9. As far as amount of duty is concerned, we find substance in the contention of the Ld. Counsel, appearing on behalf of the Appellants. The Appellate Tribunal in the order dated 28.12.1987 though did not agree with the submissions of the Appellants that demands could be made effective only from the date of the Order regarding classification, the Tribunal held, following the decision in Brakes India Ltd. v. C.C.E. Madras 1987 (14) ECC (T. 157), that demand could be made effective from the date of the show cause notice proposing the alteration in approval and could not be made effective for the period preceding the date of show cause notice, since such prior removal were under approval granted on the earlier classification list. This finding of the Appellate Tribunal was not challenged by the Revenue and as such it has become final and binding and accordingly the demand of duty could not be confirmed for a period prior to 9.6.1980, the day on which the show cause notice was issued. It was not open to the Assistant Collector to confirm the demand of duty of excise prior to 9.6.1980. The matter was remanded for fresh Adjudication with a view to ascertain the eligibility to the benefit of Notification No. 115/75 and thereafter the eligibility of Notification Nos.80/80 and 105/80. This does not indicate that demand of duty can be made for a period prior to 9.6.80. As far as the issue is concerned, the appeal is allowed.
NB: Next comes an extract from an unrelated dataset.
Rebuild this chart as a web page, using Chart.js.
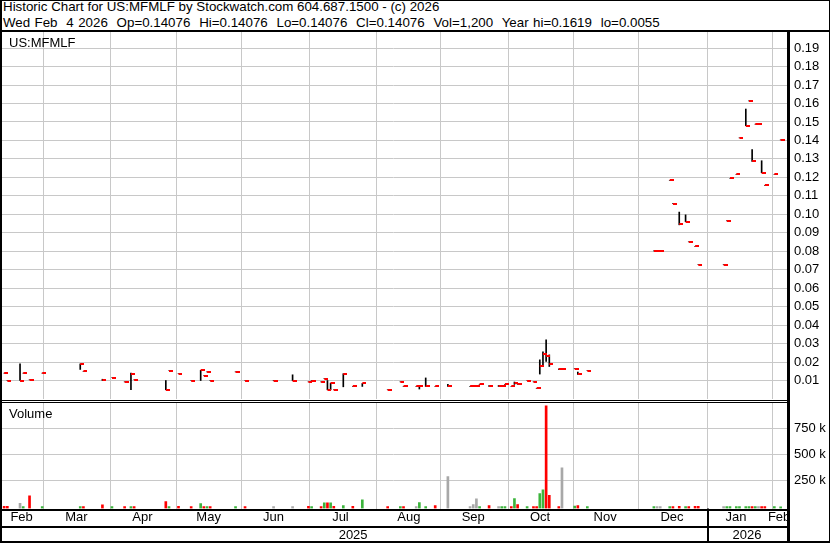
<!DOCTYPE html>
<html>
<head>
<meta charset="utf-8">
<script src="https://cdn.jsdelivr.net/npm/chart.js@4.4.1/dist/chart.umd.min.js"></script>
<style>
  body { margin: 0; background: #fff; }
  #wrap { position: relative; width: 830px; height: 543px; overflow: hidden; background: #fff;
          font-family: Arial, "Liberation Sans", sans-serif; color: #000; }
  canvas { position: absolute; left: 0; }
  .txt { position: absolute; white-space: pre; }
  .hdr { left: 3px; font-size: 13.33px; line-height: 16px; }
  .lbl { font-size: 13px; line-height: 15px; }
  .ln { position: absolute; background: #000; }
</style>
</head>
<body>
<div id="wrap">
  <canvas id="priceChart" width="830" height="368" style="top:32px"></canvas>
  <canvas id="volumeChart" width="830" height="141" style="top:402px"></canvas>

  <div class="txt hdr" style="top:-1px">Historic Chart for US:MFMLF by Stockwatch.com 604.687.1500 - (c) 2026</div>
  <div class="txt hdr" style="top:15px; word-spacing:0.7px">Wed Feb  4 2026  Op=0.14076  Hi=0.14076  Lo=0.14076  Cl=0.14076  Vol=1,200  Year hi=0.1619  lo=0.0055</div>
  <div class="txt lbl" style="left:9px; top:35px">US:MFMLF</div>
  <div class="txt lbl" style="left:9px; top:406px">Volume</div>

  <!-- frame lines -->
  <div class="ln" style="left:0; top:0; width:830px; height:1px"></div>
  <div class="ln" style="left:0; top:0; width:2px; height:543px"></div>
  <div class="ln" style="left:829px; top:0; width:1px; height:543px"></div>
  <div class="ln" style="left:0; top:541px; width:830px; height:2px"></div>
  <div class="ln" style="left:0; top:30px; width:830px; height:2px"></div>
  <div class="ln" style="left:0; top:400px; width:788px; height:1px"></div>
  <div class="ln" style="left:0; top:402px; width:788px; height:1px"></div>
  <div class="ln" style="left:0; top:509px; width:788px; height:2px"></div>
  <div class="ln" style="left:0; top:526px; width:788px; height:2px"></div>
  <div style="position:absolute; left:790px; top:511px; width:39px; height:30px; background:#fff"></div>
  <div class="ln" style="left:787px; top:32px; width:3px; height:511px"></div>
</div>

<script>
// trading-day index of each session shown (0 = early Feb 2025)
const days   = [1, 2, 6, 7, 9, 13, 25, 26, 32, 35, 39, 41, 42, 52, 53, 56, 60, 63, 64, 65, 66, 74, 77, 86, 92,
                97, 98, 101, 102, 103, 104, 105, 108, 111, 114, 122, 126, 127, 131, 132, 134, 137, 141, 148, 149,
                150, 151, 154, 157, 158, 159, 161, 162, 163, 166, 168, 169, 170, 171, 172, 173, 176, 177, 181, 182,
                185, 206, 207, 208, 211, 212, 214, 216, 217, 219, 220, 228, 229, 230, 232, 233, 235, 236, 237, 238,
                239, 240, 241, 244, 246];
const highs  = [0.014, 0.010, 0.019, 0.014, 0.0104, 0.014, 0.019, 0.015, 0.0107, 0.0115, 0.0093, 0.014, 0.0104, 0.010, 0.0153, 0.0137, 0.010, 0.0155, 0.0127, 0.0147, 0.010, 0.0147, 0.010, 0.010, 0.0131,
                0.0093, 0.010, 0.0093, 0.011, 0.010, 0.0086, 0.005, 0.0137, 0.0068, 0.0084, 0.005, 0.0093, 0.0068, 0.0068, 0.0068, 0.0114, 0.0068, 0.0079, 0.0068, 0.0070,
                0.0068, 0.0079, 0.0072, 0.0073, 0.0073, 0.0079, 0.0068, 0.0092, 0.0079, 0.010, 0.0093, 0.0057, 0.0212, 0.0256, 0.032, 0.0239, 0.0163, 0.016, 0.0165, 0.0146,
                0.0154, 0.0802, 0.0802, 0.0802, 0.1183, 0.1058, 0.1012, 0.0997, 0.0851, 0.0826, 0.0728, 0.0728, 0.0965, 0.1194, 0.1216, 0.1414, 0.157, 0.1614, 0.135, 0.1488,
                0.1488, 0.129, 0.1156, 0.1216, 0.1403];
const lows   = [0.014, 0.010, 0.010, 0.014, 0.0104, 0.014, 0.016, 0.015, 0.010, 0.0115, 0.0093, 0.005, 0.0104, 0.005, 0.0153, 0.0137, 0.010, 0.010, 0.0127, 0.0147, 0.010, 0.0147, 0.010, 0.010, 0.010,
                0.0093, 0.010, 0.0093, 0.011, 0.005, 0.005, 0.005, 0.0066, 0.0068, 0.0068, 0.005, 0.0093, 0.0068, 0.0068, 0.0054, 0.0068, 0.0068, 0.0068, 0.0068, 0.0068,
                0.0068, 0.0079, 0.0068, 0.0068, 0.0073, 0.0079, 0.0068, 0.0079, 0.0079, 0.010, 0.0093, 0.0057, 0.0135, 0.0176, 0.0203, 0.0176, 0.016, 0.016, 0.0165, 0.0133,
                0.0154, 0.0802, 0.0802, 0.0802, 0.1183, 0.1058, 0.0943, 0.096, 0.0851, 0.0826, 0.0728, 0.0728, 0.0965, 0.1194, 0.1216, 0.1414, 0.148, 0.1614, 0.1286, 0.1488,
                0.1488, 0.1225, 0.1156, 0.1216, 0.1403];
const closes = [0.014, 0.010, 0.010, 0.014, 0.0104, 0.014, 0.019, 0.015, 0.0104, 0.0115, 0.0093, 0.0137, 0.0104, 0.005, 0.0153, 0.0137, 0.010, 0.0155, 0.0127, 0.0147, 0.010, 0.0147, 0.010, 0.010, 0.010,
                0.0093, 0.010, 0.0093, 0.011, 0.005, 0.0084, 0.005, 0.0133, 0.0068, 0.0084, 0.005, 0.0093, 0.0068, 0.0068, 0.0070, 0.0073, 0.0068, 0.0068, 0.0068, 0.0068,
                0.0068, 0.0079, 0.0068, 0.0068, 0.0073, 0.0079, 0.0068, 0.0089, 0.0079, 0.010, 0.0093, 0.0057, 0.0176, 0.0246, 0.0235, 0.0192, 0.016, 0.016, 0.0165, 0.0133,
                0.0154, 0.0802, 0.0802, 0.0802, 0.1183, 0.1058, 0.0945, 0.096, 0.0851, 0.0826, 0.0728, 0.0728, 0.0965, 0.1194, 0.1216, 0.1414, 0.148, 0.1614, 0.1286, 0.1488,
                0.1488, 0.1225, 0.1156, 0.1216, 0.1403];
const volumes = [5000, 5000, 35000, 4000, 105000, 4000, 4000, 4000, 20000, 4000, 3000, 4000, 4000, 50000, 3000, 5000, 4000, 33000, 4000, 4000, 4000, 4000, 4000, 4000, 4000,
                 5000, 4000, 3000, 40000, 40000, 40000, 5000, 12000, 5000, 67000, 4000, 4000, 4000, 3000, 41000, 4000, 12000, 290000, 4000, 22000,
                 76000, 4000, 12000, 4000, 4000, 4000, 4000, 80000, 22000, 4000, 4000, 4000, 127000, 164000, 963000, 111000, 4000, 372000, 8000, 12000,
                 4000, 4000, 4000, 4000, 4000, 4000, 6000, 4000, 4000, 5000, 6000, 4000, 4000, 4000, 4000, 4000, 4000, 4000, 4000, 4000,
                 4000, 4000, 4000, 4000, 1200];

// axis layout (trading-day units)
const xMin = -0.32, xMax = 248;
const monthStarts = [13.5, 34.7, 55.5, 76, 97.2, 118.5, 138.8, 160, 180.5, 201, 223, 243.5];
const monthLabelPos = [6.5, 23.8, 44.6, 65.5, 86, 107.1, 128.7, 149, 170.1, 190.6, 211.7, 231.9, 245.5];
const monthLabels = ['Feb', 'Mar', 'Apr', 'May', 'Jun', 'Jul', 'Aug', 'Sep', 'Oct', 'Nov', 'Dec', 'Jan', 'Feb'];
const yearStart = 223;
const yearLabelPos = [111.1, 235.4];
const yearLabels = ['2025', '2026'];
const priceTicks = [0.01, 0.02, 0.03, 0.04, 0.05, 0.06, 0.07, 0.08, 0.09, 0.10,
                    0.11, 0.12, 0.13, 0.14, 0.15, 0.16, 0.17, 0.18, 0.19];
const priceMax = 0.1987;
const volumeTicks = [250000, 500000, 750000];
const volumeMax = 1000000;
const volumeFloor = -15000;   // bars reach down to the axis line

const GRID = '#c8c8c8';
Chart.defaults.font.family = 'Arial, "Liberation Sans", sans-serif';
Chart.defaults.font.size = 13;
Chart.defaults.color = '#000';

// red close tick, drawn to the right of the high-low line
function closeTick() {
    const c = document.createElement('canvas');
    c.width = 8; c.height = 2;
    const g = c.getContext('2d');
    g.fillStyle = '#ff0000';
    g.fillRect(4, 0, 4, 2);
    return c;
}

// fixed-size axes, no label overflow padding
function fixSize(w, h) {
    return s => {
        if (w !== null) s.width = w;
        if (h !== null) s.height = h;
        s.paddingLeft = s.paddingRight = s.paddingTop = s.paddingBottom = 0;
    };
}

const gridX = {
    type: 'linear', min: xMin, max: xMax, offset: false,
    grid: { display: true, drawOnChartArea: true, color: GRID, lineWidth: 1, drawTicks: false, offset: false },
    border: { display: false },
    ticks: { display: false },
    afterBuildTicks: s => { s.ticks = monthStarts.map(v => ({ value: v })); },
    afterFit: fixSize(null, 0)
};

new Chart(document.getElementById('priceChart'), {
    type: 'bar',
    data: {
        datasets: [{
            type: 'line',
            data: days.map((d, i) => ({ x: d, y: closes[i] })),
            showLine: false,
            pointStyle: closeTick(),
            pointRadius: 3,
            order: 0
        }, {
            type: 'bar',
            data: days.map((d, i) => ({ x: d, y: [lows[i], highs[i]] })),
            backgroundColor: '#000',
            barThickness: 1,
            grouped: false,
            order: 1
        }]
    },
    options: {
        responsive: false,
        animation: false,
        events: [],
        layout: { autoPadding: false, padding: { left: 0, right: 0, top: 0, bottom: 1 } },
        plugins: { legend: { display: false }, tooltip: { enabled: false } },
        scales: {
            x: gridX,
            y: {
                position: 'right', min: 0, max: priceMax,
                grid: { display: true, drawOnChartArea: true, color: GRID, lineWidth: 1, drawTicks: false },
                border: { display: false },
                ticks: { padding: 7, callback: v => v.toFixed(2) },
                afterBuildTicks: s => { s.ticks = priceTicks.map(v => ({ value: v })); },
                afterFit: fixSize(43, null)
            }
        }
    }
});

// green = close up, red = close down, gray = unchanged
const volColors = closes.map((c, i) => {
    if (i === 0 || c < closes[i - 1]) return '#ff0000';
    if (c > closes[i - 1]) return '#3cb43c';
    return '#a8a8a8';
});

const yearDivider = {
    id: 'yearDivider',
    afterDraw(chart) {
        const px = chart.scales.x.getPixelForValue(yearStart);
        const ctx = chart.ctx;
        ctx.save();
        ctx.fillStyle = '#000';
        ctx.fillRect(Math.round(px) - 1, chart.scales.xm.top, 2, chart.scales.xy.bottom - chart.scales.xm.top);
        ctx.restore();
    }
};

new Chart(document.getElementById('volumeChart'), {
    type: 'bar',
    data: {
        datasets: [{
            data: days.map((d, i) => ({ x: d, y: volumes[i] })),
            backgroundColor: volColors,
            barThickness: 2,
            base: volumeFloor,
            grouped: false
        }]
    },
    options: {
        responsive: false,
        animation: false,
        events: [],
        layout: { autoPadding: false, padding: { left: 0, right: 0, top: 0, bottom: 2 } },
        plugins: { legend: { display: false }, tooltip: { enabled: false } },
        scales: {
            x: Object.assign({}, gridX, { weight: 0 }),
            xm: {
                type: 'linear', axis: 'x', position: 'bottom', weight: 1,
                min: xMin, max: xMax, offset: false,
                grid: { display: false, drawTicks: false },
                border: { display: false },
                ticks: { autoSkip: false, maxRotation: 0, padding: 1.5, callback: (v, i) => monthLabels[i] },
                afterBuildTicks: s => { s.ticks = monthLabelPos.map(v => ({ value: v })); },
                afterFit: fixSize(null, 18)
            },
            xy: {
                type: 'linear', axis: 'x', position: 'bottom', weight: 2,
                min: xMin, max: xMax, offset: false,
                grid: { display: false, drawTicks: false },
                border: { display: false },
                ticks: { autoSkip: false, maxRotation: 0, padding: 1, callback: (v, i) => yearLabels[i] },
                afterBuildTicks: s => { s.ticks = yearLabelPos.map(v => ({ value: v })); },
                afterFit: fixSize(null, 14.5)
            },
            y: {
                position: 'right', min: volumeFloor, max: volumeMax,
                grid: { display: true, drawOnChartArea: true, color: GRID, lineWidth: 1, drawTicks: false },
                border: { display: false },
                ticks: { padding: 7, callback: v => (v / 1000) + ' k' },
                afterBuildTicks: s => { s.ticks = volumeTicks.map(v => ({ value: v })); },
                afterFit: fixSize(43, null)
            }
        }
    },
    plugins: [yearDivider]
});
</script>
</body>
</html>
10. In view of the decision above, the Assistant Commissioner is directed to consider the eligibility to the benefit of Notification No. 115/75 with reference to each of the products in the classification lists in the light of findings contained in Tribunal's Order No. 1009-1012/87-D dt. 28.12.87. The Assistant Commissioner thereafter will decide the eligibility for the benefit under Notification Nos. 80/ 80 and 105/80 and will redetermine the amount of duty payable, if any, with effect from 9.6.1980.
11. The appeal is thus disposed of in the above terms.